**Given problem**: Each entry below is to be given again word for word, with no pictures.

**Supplied records**:
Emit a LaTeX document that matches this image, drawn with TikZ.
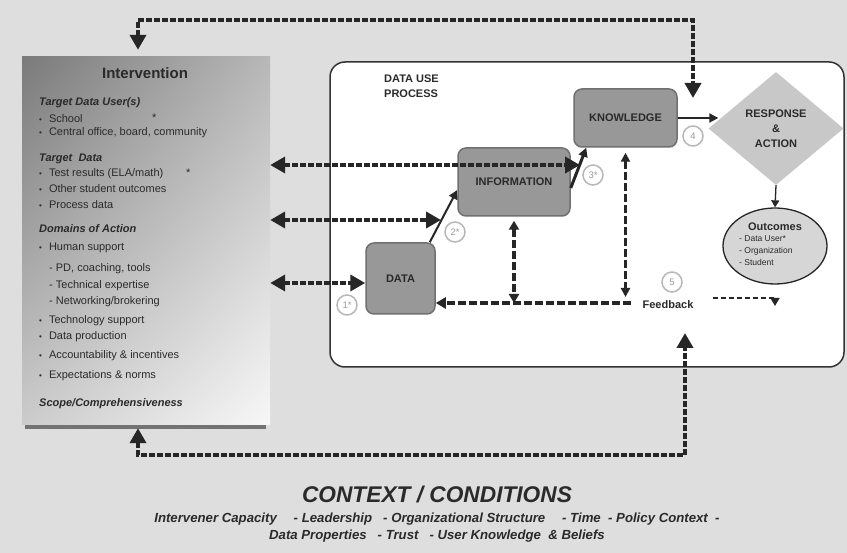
\documentclass[tikz,border=0pt]{standalone}
\usepackage{fontspec}
\setmainfont{Liberation Sans}
\usepackage{tikz}
\usetikzlibrary{arrows.meta,positioning,shapes.geometric,calc,shadings}
\definecolor{bggray}{RGB}{222,222,222}
\definecolor{stepgray}{RGB}{152,152,152}
\definecolor{stepedge}{RGB}{112,112,112}
\definecolor{diagray}{RGB}{200,200,200}
\definecolor{outgray}{RGB}{214,214,214}
\definecolor{inkgray}{RGB}{42,42,42}
\newcommand{\blt}{{\fontsize{8}{8}\selectfont\textbullet}\hspace{7pt}}

\begin{document}
\begin{tikzpicture}[x=1pt,y=-1pt,
  stepbox/.style={draw=stepedge,fill=stepgray,line width=1.5pt,rounded corners=8pt,
                  inner sep=0pt,font=\fontsize{11}{14}\selectfont\bfseries,text=inkgray},
  intbox/.style={minimum width=248pt,minimum height=368pt,inner sep=0pt,
                 upper left=black!52,upper right=black!28,lower left=black!20,lower right=black!3},
  procbox/.style={draw=black!80,line width=1.5pt,fill=white,rounded corners=15pt,
                  minimum width=514pt,minimum height=305pt},
  item/.style={anchor=west,inner sep=0pt,font=\fontsize{11}{13}\selectfont,text=inkgray},
  head/.style={item,font=\fontsize{11}{13}\selectfont\bfseries\itshape},
  lbl/.style={inner sep=0pt,font=\fontsize{11}{15}\selectfont\bfseries,text=inkgray},
  numc/.style={circle,draw=black!28,line width=1.5pt,fill=white,text=black!40,
               minimum size=20pt,inner sep=0pt,font=\fontsize{9.5}{9.5}\selectfont},
  bigdash/.style={line width=4pt,dash pattern=on 6pt off 2pt,color=black!85,
                  {Triangle[length=15pt,width=16pt]}-{Triangle[length=15pt,width=16pt]}},
  middash/.style={line width=3.5pt,dash pattern=on 8pt off 3pt,color=black!85},
  solidarr/.style={-{Triangle[length=9pt,width=9pt]},line width=2pt,color=black!85}
]
% background and frame
\fill[bggray] (0,0) rectangle (847,553);
\useasboundingbox (0,0) rectangle (847,553);

% intervention panel
\fill[black!55] (25,423) rectangle (266,429);
\node[intbox] (interv) at (146,241) {};
\node[font=\fontsize{15}{18}\selectfont\bfseries,text=inkgray] (ititle) at (145,73) {Intervention};
\foreach \yy/\txt [count=\i] in {103/Target Data User(s),159/Target\ \ Data,229/Domains of Action,404/{Scope/Comprehensiveness}}
  \node[head] (hd\i) at (39,\yy) {\txt};
\foreach \yy/\txt [count=\i] in {119/School,133/{Central office, board, community},174/{Test results (ELA/math)},
    189/Other student outcomes,205/Process data,248/Human support,321/Technology support,
    337/Data production,356/Accountability \& incentives,376/Expectations \& norms}
  \node[item] (bul\i) at (39,\yy) {\blt\txt};
\foreach \yy/\txt [count=\i] in {269/{- PD, coaching, tools},286/- Technical expertise,302/{- Networking/brokering}}
  \node[item] (sub\i) at (49,\yy) {\txt};
\node[item] (star1) at (152,118) {*};
\node[item] (star2) at (186,173) {*};

% data use process
\node[procbox] (proc) at (587,214.5) {};
\node[lbl,align=left,anchor=north west] (dup) at (384,75) {DATA USE\\PROCESS};
\node[stepbox,minimum width=69pt,minimum height=71pt] (data) at (400.5,278.5) {DATA};
\node[stepbox,minimum width=112pt,minimum height=68pt] (info) at (514,182) {INFORMATION};
\node[stepbox,minimum width=103pt,minimum height=58pt] (know) at (625.5,118) {KNOWLEDGE};
\node[diamond,fill=diagray,aspect=1.2,minimum width=135pt,minimum height=113pt,inner sep=0pt,
      align=center,font=\fontsize{11}{15}\selectfont\bfseries,text=inkgray] (resp) at (776,128.5) {RESPONSE\\\&\\ACTION};
\node[ellipse,draw=black!85,fill=outgray,line width=1.3pt,minimum width=104pt,minimum height=76pt] (outc) at (775,246) {};
\node[font=\fontsize{11}{13}\selectfont\bfseries,text=inkgray] (outttl) at (775,227) {Outcomes};
\node[anchor=north west,inner sep=0pt,align=left,font=\fontsize{8.5}{12}\selectfont,text=inkgray] (outlist) at (739,235)
  {- Data User*\\- Organization\\- Student};
\node[lbl] (fbtxt) at (668,305) {Feedback};

% step numbers
\node[numc] (n1) at (347,305) {1*};
\node[numc] (n2) at (455,232) {2*};
\node[numc] (n3) at (593,175) {3*};
\node[numc] (n4) at (693,136) {4};
\node[numc] (n5) at (672,282) {5};

% flow
\draw[solidarr] ([xshift=-6pt]data.north east) -- ([yshift=-8pt]info.west);
\draw[solidarr,line width=3pt] ([yshift=-6pt]info.east) -- ([xshift=13pt]know.south west);
\draw[solidarr] (know.east) -- ([xshift=10pt]know.east -| resp.west);
\draw[solidarr,line width=1.3pt,-{Triangle[length=7pt,width=8pt]}] (resp.south) -- (outc.north);

% feedback
\coordinate (fbL) at (631,303);
\coordinate (fbR) at (713,298);
\draw[middash,-{Triangle[length=10pt,width=11pt]}] (fbL) -- (data.east |- fbL);
\draw[middash,{Triangle[length=9pt,width=10pt]}-{Triangle[length=9pt,width=10pt]}] ([yshift=-4pt]info.south) -- (info.south |- fbL);
\draw[middash,line width=2.5pt,{Triangle[length=9pt,width=9pt]}-{Triangle[length=9pt,width=9pt]}] ([yshift=-5pt]know.south) -- ([yshift=6pt]know.south |- fbL);
\draw[line width=1.5pt,dash pattern=on 5pt off 3pt,color=black!85] (fbR) -- (fbR -| outc.south);
\draw[line width=1.5pt,color=black!85,-{Triangle[length=8pt,width=9pt]}] (fbR -| outc.south) -- ++(0,8);

% links to intervention
\coordinate (tok) at (580,165);
\coordinate (toi) at (441,220);
\draw[bigdash] (interv.east |- tok) -- (tok);
\draw[bigdash] (interv.east |- toi) -- (toi);
\draw[bigdash] (interv.east |- 0,283) -- ([yshift=-4.5pt]data.west);

% outer loops
\coordinate (respin) at (693,98);
\coordinate (fbin) at (685,333);
\draw[bigdash,shorten <=7pt] ([xshift=-8pt]interv.north) -- ++(0,-37) -| (respin);
\draw[bigdash] ([xshift=-8pt,yshift=-3pt]interv.south) -- (138,455) -| (fbin);

% context
\node[font=\fontsize{22.7}{26}\selectfont\bfseries\itshape,text=inkgray] (ctx) at (437,495) {CONTEXT / CONDITIONS};
\node[align=center,font=\fontsize{13.2}{17}\selectfont\bfseries\itshape,text=inkgray] (cond) at (437,528)
  {Intervener Capacity \quad - Leadership \ \ - Organizational Structure \quad - Time \ - Policy Context \ -\\
   Data Properties \ \ - Trust \ \ - User Knowledge \ \& Beliefs};
\end{tikzpicture}
\end{document}
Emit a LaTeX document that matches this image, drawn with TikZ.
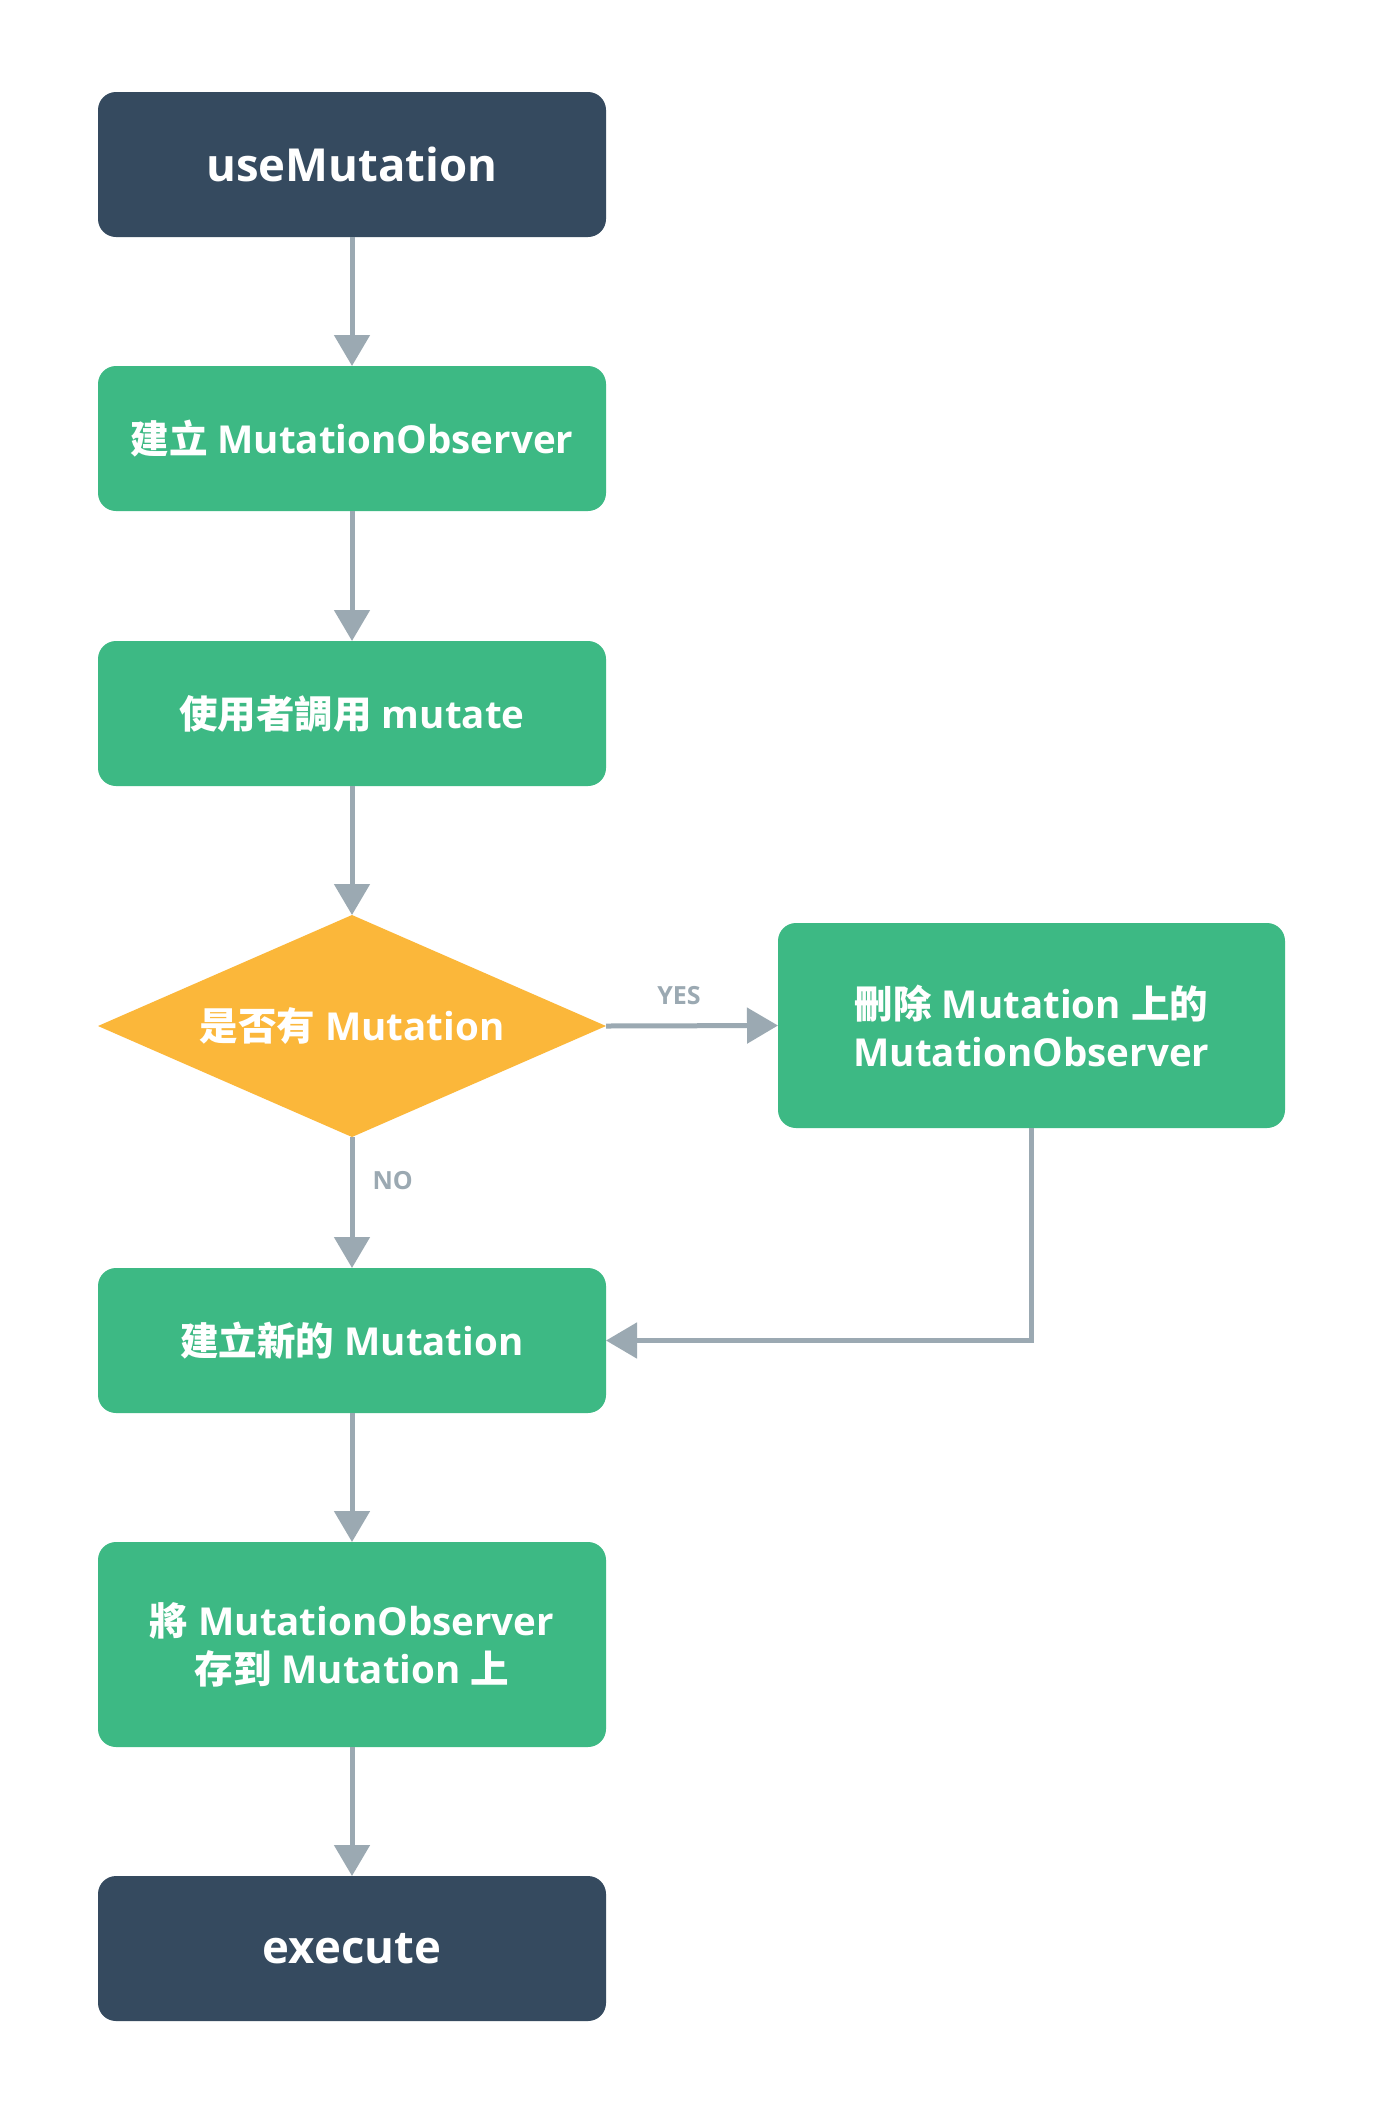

**Response to this exercise**:
Emit a LaTeX document that matches this image, drawn with TikZ.
\documentclass[tikz,border=0pt]{standalone}
\usepackage{fontspec}
\setmainfont{Liberation Sans}
\usepackage{tikz}
\usetikzlibrary{arrows.meta,positioning,shapes.geometric,calc,shadings}
\definecolor{bggray}{RGB}{222,222,222}
\definecolor{stepgray}{RGB}{152,152,152}
\definecolor{stepedge}{RGB}{112,112,112}
\definecolor{diagray}{RGB}{200,200,200}
\definecolor{outgray}{RGB}{214,214,214}
\definecolor{inkgray}{RGB}{42,42,42}
\newcommand{\blt}{{\fontsize{8}{8}\selectfont\textbullet}\hspace{7pt}}

\begin{document}
\begin{tikzpicture}[x=1pt,y=-1pt,
  stepbox/.style={draw=stepedge,fill=stepgray,line width=1.5pt,rounded corners=8pt,
                  inner sep=0pt,font=\fontsize{11}{14}\selectfont\bfseries,text=inkgray},
  intbox/.style={minimum width=248pt,minimum height=368pt,inner sep=0pt,
                 upper left=black!52,upper right=black!28,lower left=black!20,lower right=black!3},
  procbox/.style={draw=black!80,line width=1.5pt,fill=white,rounded corners=15pt,
                  minimum width=514pt,minimum height=305pt},
  item/.style={anchor=west,inner sep=0pt,font=\fontsize{11}{13}\selectfont,text=inkgray},
  head/.style={item,font=\fontsize{11}{13}\selectfont\bfseries\itshape},
  lbl/.style={inner sep=0pt,font=\fontsize{11}{15}\selectfont\bfseries,text=inkgray},
  numc/.style={circle,draw=black!28,line width=1.5pt,fill=white,text=black!40,
               minimum size=20pt,inner sep=0pt,font=\fontsize{9.5}{9.5}\selectfont},
  bigdash/.style={line width=4pt,dash pattern=on 6pt off 2pt,color=black!85,
                  {Triangle[length=15pt,width=16pt]}-{Triangle[length=15pt,width=16pt]}},
  middash/.style={line width=3.5pt,dash pattern=on 8pt off 3pt,color=black!85},
  solidarr/.style={-{Triangle[length=9pt,width=9pt]},line width=2pt,color=black!85}
]
% background and frame
\fill[bggray] (0,0) rectangle (847,553);
\useasboundingbox (0,0) rectangle (847,553);

% intervention panel
\fill[black!55] (25,423) rectangle (266,429);
\node[intbox] (interv) at (146,241) {};
\node[font=\fontsize{15}{18}\selectfont\bfseries,text=inkgray] (ititle) at (145,73) {Intervention};
\foreach \yy/\txt [count=\i] in {103/Target Data User(s),159/Target\ \ Data,229/Domains of Action,404/{Scope/Comprehensiveness}}
  \node[head] (hd\i) at (39,\yy) {\txt};
\foreach \yy/\txt [count=\i] in {119/School,133/{Central office, board, community},174/{Test results (ELA/math)},
    189/Other student outcomes,205/Process data,248/Human support,321/Technology support,
    337/Data production,356/Accountability \& incentives,376/Expectations \& norms}
  \node[item] (bul\i) at (39,\yy) {\blt\txt};
\foreach \yy/\txt [count=\i] in {269/{- PD, coaching, tools},286/- Technical expertise,302/{- Networking/brokering}}
  \node[item] (sub\i) at (49,\yy) {\txt};
\node[item] (star1) at (152,118) {*};
\node[item] (star2) at (186,173) {*};

% data use process
\node[procbox] (proc) at (587,214.5) {};
\node[lbl,align=left,anchor=north west] (dup) at (384,75) {DATA USE\\PROCESS};
\node[stepbox,minimum width=69pt,minimum height=71pt] (data) at (400.5,278.5) {DATA};
\node[stepbox,minimum width=112pt,minimum height=68pt] (info) at (514,182) {INFORMATION};
\node[stepbox,minimum width=103pt,minimum height=58pt] (know) at (625.5,118) {KNOWLEDGE};
\node[diamond,fill=diagray,aspect=1.2,minimum width=135pt,minimum height=113pt,inner sep=0pt,
      align=center,font=\fontsize{11}{15}\selectfont\bfseries,text=inkgray] (resp) at (776,128.5) {RESPONSE\\\&\\ACTION};
\node[ellipse,draw=black!85,fill=outgray,line width=1.3pt,minimum width=104pt,minimum height=76pt] (outc) at (775,246) {};
\node[font=\fontsize{11}{13}\selectfont\bfseries,text=inkgray] (outttl) at (775,227) {Outcomes};
\node[anchor=north west,inner sep=0pt,align=left,font=\fontsize{8.5}{12}\selectfont,text=inkgray] (outlist) at (739,235)
  {- Data User*\\- Organization\\- Student};
\node[lbl] (fbtxt) at (668,305) {Feedback};

% step numbers
\node[numc] (n1) at (347,305) {1*};
\node[numc] (n2) at (455,232) {2*};
\node[numc] (n3) at (593,175) {3*};
\node[numc] (n4) at (693,136) {4};
\node[numc] (n5) at (672,282) {5};

% flow
\draw[solidarr] ([xshift=-6pt]data.north east) -- ([yshift=-8pt]info.west);
\draw[solidarr,line width=3pt] ([yshift=-6pt]info.east) -- ([xshift=13pt]know.south west);
\draw[solidarr] (know.east) -- ([xshift=10pt]know.east -| resp.west);
\draw[solidarr,line width=1.3pt,-{Triangle[length=7pt,width=8pt]}] (resp.south) -- (outc.north);

% feedback
\coordinate (fbL) at (631,303);
\coordinate (fbR) at (713,298);
\draw[middash,-{Triangle[length=10pt,width=11pt]}] (fbL) -- (data.east |- fbL);
\draw[middash,{Triangle[length=9pt,width=10pt]}-{Triangle[length=9pt,width=10pt]}] ([yshift=-4pt]info.south) -- (info.south |- fbL);
\draw[middash,line width=2.5pt,{Triangle[length=9pt,width=9pt]}-{Triangle[length=9pt,width=9pt]}] ([yshift=-5pt]know.south) -- ([yshift=6pt]know.south |- fbL);
\draw[line width=1.5pt,dash pattern=on 5pt off 3pt,color=black!85] (fbR) -- (fbR -| outc.south);
\draw[line width=1.5pt,color=black!85,-{Triangle[length=8pt,width=9pt]}] (fbR -| outc.south) -- ++(0,8);

% links to intervention
\coordinate (tok) at (580,165);
\coordinate (toi) at (441,220);
\draw[bigdash] (interv.east |- tok) -- (tok);
\draw[bigdash] (interv.east |- toi) -- (toi);
\draw[bigdash] (interv.east |- 0,283) -- ([yshift=-4.5pt]data.west);

% outer loops
\coordinate (respin) at (693,98);
\coordinate (fbin) at (685,333);
\draw[bigdash,shorten <=7pt] ([xshift=-8pt]interv.north) -- ++(0,-37) -| (respin);
\draw[bigdash] ([xshift=-8pt,yshift=-3pt]interv.south) -- (138,455) -| (fbin);

% context
\node[font=\fontsize{22.7}{26}\selectfont\bfseries\itshape,text=inkgray] (ctx) at (437,495) {CONTEXT / CONDITIONS};
\node[align=center,font=\fontsize{13.2}{17}\selectfont\bfseries\itshape,text=inkgray] (cond) at (437,528)
  {Intervener Capacity \quad - Leadership \ \ - Organizational Structure \quad - Time \ - Policy Context \ -\\
   Data Properties \ \ - Trust \ \ - User Knowledge \ \& Beliefs};
\end{tikzpicture}
\end{document}
Emit a LaTeX document that matches this image, drawn with TikZ.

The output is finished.